Dans une piscine (associative, municipale, privée, semi-publique?) souterraine, en tout cas, dans une piscine, donc, nagent des gens. Ils se connaissent sans se parler, ce sont des habitués depuis longtemps. Ils respectent les règles du lieu et les petites manies de chacun. Parmi eux, il y a Alice. Elle oublie des choses, Alice : son manteau, comment on entre ou quel habit on doit mettre. Parfois même, elle oublie de venir nager. Mais quand elle est dans l'eau, tout glisse. Les souvenirs reviennent, elle se souvient. La vie à la piscine, réglée comme du papier à musique, ça la cadre. Et l'eau chlorée, c'est chez elle.
Et puis, un jour, une fissure apparaît dans le fond de la piscine. Peut-être est-ce la fissure dans la mémoire d'Alice ? En tout cas, la piscine ferme. Et Alice s'enfonce un peu plus dans la maladie, au point de rejoindre la résidence Belvista (je crois), une résidence spécialisée pour les personnes atteintes de troubles de la mémoire.
Le livre semble raconté par les lieux : la piscine d'abord, où tout est narré du point de vue d'un nageur sans que l'on sache qui. ll y a du "on" à la pelle et, personnellement, je crois bien avoir entendu une phrase clapoter. J'en suis sûr maintenant, c'est la piscine qui parle. La résidence ensuite, qui déroule ses règles et les habitudes de ses occupants, passagers forcément.
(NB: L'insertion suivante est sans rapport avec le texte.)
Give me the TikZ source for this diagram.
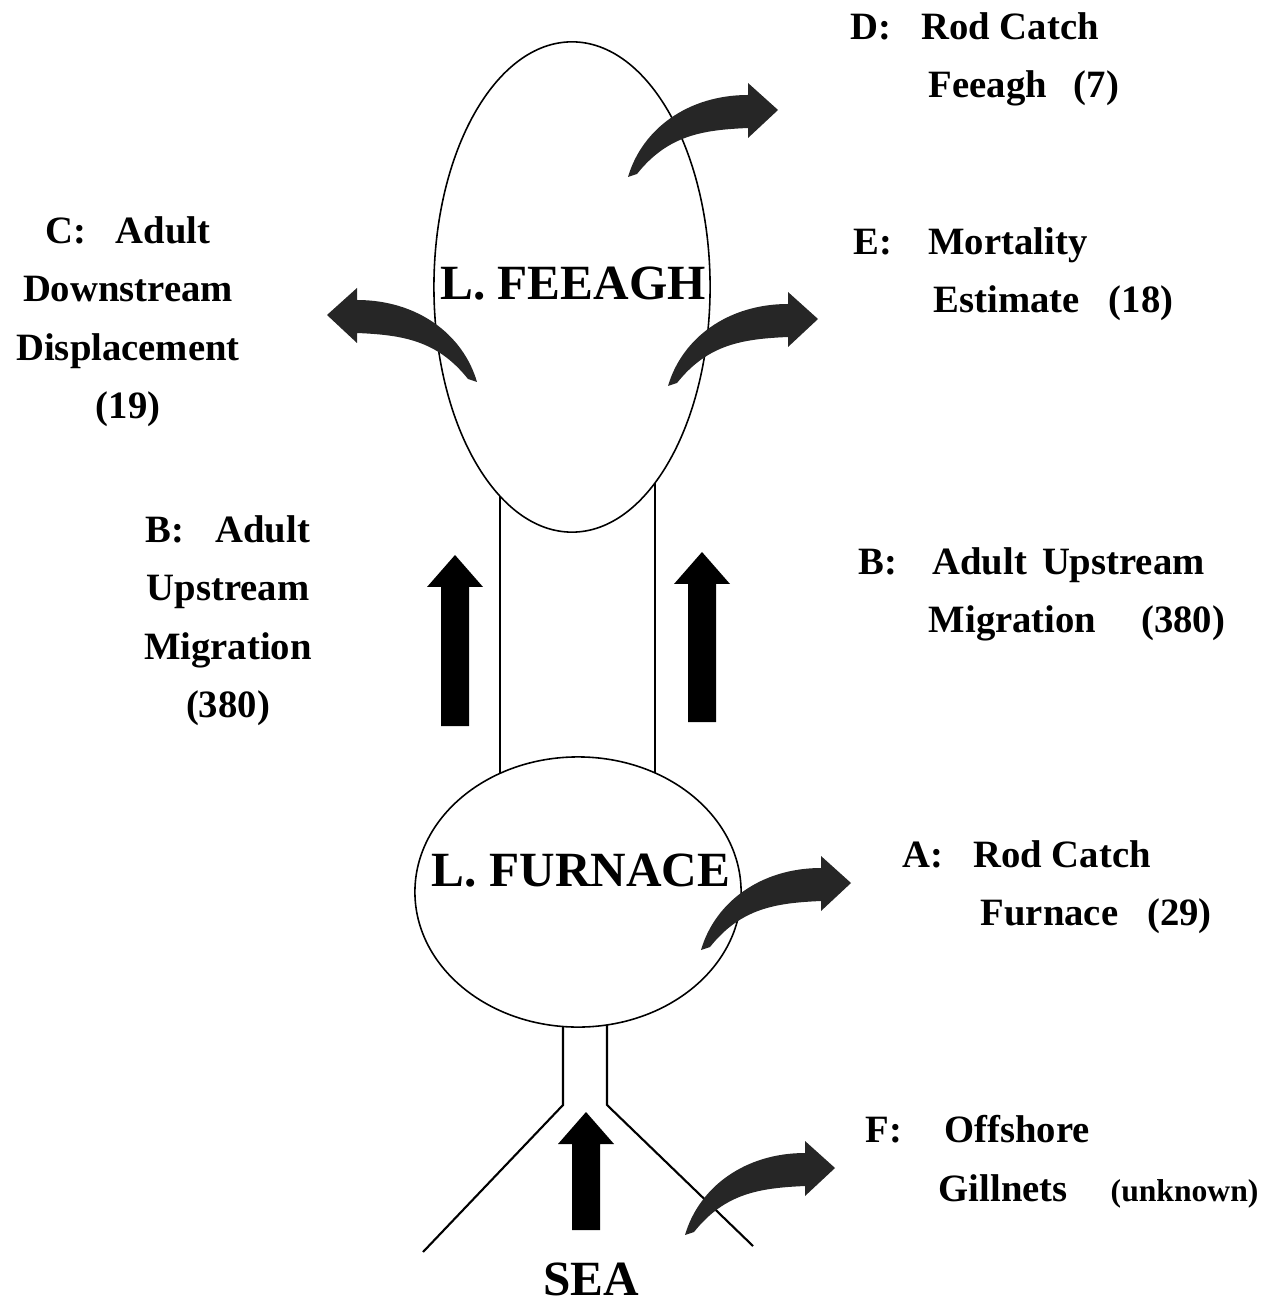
\documentclass[tikz,border=0pt]{standalone}
\usepackage{fontspec}
\setmainfont{Liberation Serif}
\usetikzlibrary{shapes.geometric}

\tikzset{
  lake/.style={draw, ellipse, line width=0.45pt, inner sep=0pt},
  lakename/.style={font=\fontsize{14}{17}\selectfont\bfseries, inner sep=0pt},
  catch/.style={font=\fontsize{11}{16.6}\selectfont\bfseries, inner sep=0pt, anchor=north west, align=left},
  catchmid/.style={catch, anchor=north, align=center},
  bank/.style={line width=0.6pt},
  pics/bent arrow/.style={code={
    \fill[black!85] (0,0) .. controls (14,-48) and (60,-82) .. (120,-82) -- (120,-94) -- (150,-67)
      -- (120,-39) -- (120,-49) .. controls (75,-47) and (40,-42) .. (9,-3) -- cycle;
  }},
  pics/up arrow/.style={code={
    \fill (-14,0) -- (-14,{-#1+32}) -- (-28,{-#1+32}) -- (0,-#1) -- (28,{-#1+32}) -- (14,{-#1+32}) -- (14,0) -- cycle;
  }}
}

\begin{document}
\begin{tikzpicture}[x=0.01cm, y=-0.01cm]
\useasboundingbox (0,0) rectangle (1271,1304);

% lakes
\node[lake, minimum width=2.76cm, minimum height=4.9cm] (feeagh) at (572,287) {};
\node[lake, minimum width=3.26cm, minimum height=2.7cm] (furnace) at (578,892) {};
\node[lakename] (feeaghname) at (573,284) {L.\ FEEAGH};
\node[lakename] (furnacename) at (581,871) {L.\ FURNACE};
\node[lakename] (sea) at (591,1279) {SEA};

% river banks
\draw[bank] (500,496) -- (500,773);
\draw[bank] (655,483) -- (655,773);
\draw[bank] (563,1026) -- (563,1105) -- (423,1252);
\draw[bank] (607,1025) -- (607,1105) -- (753,1246);

% upstream runs
\pic at (455,726) {up arrow=171};
\pic at (702,722) {up arrow=170};
\pic at (586,1230) {up arrow=118};

% losses
\pic at (628,177) {bent arrow};
\pic[xscale=-1] at (477,382) {bent arrow};
\pic at (668,386) {bent arrow};
\pic at (701,950) {bent arrow};
\pic at (685,1235) {bent arrow};

% labels
\node[catch] (rodfeeagh) at (850,12) {D:\hspace{0.30cm}Rod Catch\\\hspace*{0.78cm}Feeagh\hspace{0.27cm}(7)};
\node[catch] (mortality) at (853,227) {E:\hspace{0.36cm}Mortality\\\hspace*{0.80cm}Estimate\hspace{0.29cm}(18)};
\node[catch] (upright) at (858,547) {B:\hspace{0.35cm}Adult\hspace{0.15cm}Upstream\\\hspace*{0.70cm}Migration\hspace{0.45cm}(380)};
\node[catch] (rodfurnace) at (902,840) {A:\hspace{0.30cm}Rod Catch\\\hspace*{0.78cm}Furnace\hspace{0.29cm}(29)};
\node[catch] (gillnets) at (865,1115) {F:\hspace{0.42cm}Offshore\\\hspace*{0.73cm}Gillnets\hspace{0.43cm}{\fontsize{9}{11}\selectfont(unknown)}};
\node[catchmid] (downstream) at (128,216) {C:\hspace{0.29cm}Adult\\Downstream\\Displacement\\(19)};
\node[catchmid] (upleft) at (228,515) {B:\hspace{0.31cm}Adult\\Upstream\\Migration\\(380)};
\end{tikzpicture}
\end{document}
Difficile de faire un roman sur les troubles de la mémoire sans tomber dans le pathos, voire même le pathétique. Je crois que Julie Otsuka tient pourtant là un pari réussit : on a envie de serrer Alice dans nos bras, d'avoir un mot gentil pour son mari prévenant et sa fille qui se sent tellement coupable (l'autrice, en fait). On a envie de sauver la piscine de sa fermeture et de faire quelque chose pour la résidence. Quoi ? On ne sait pas. Il n'y a rien à faire, finalement. Ou peut-être tant à faire ?
Le roman est fini, mais l'odeur de chlore et de chou cuit perdure, comme dans un souvenir qui s'effiloche. Merci pour ce drôle de roman au cœur bouilli mais palpitant.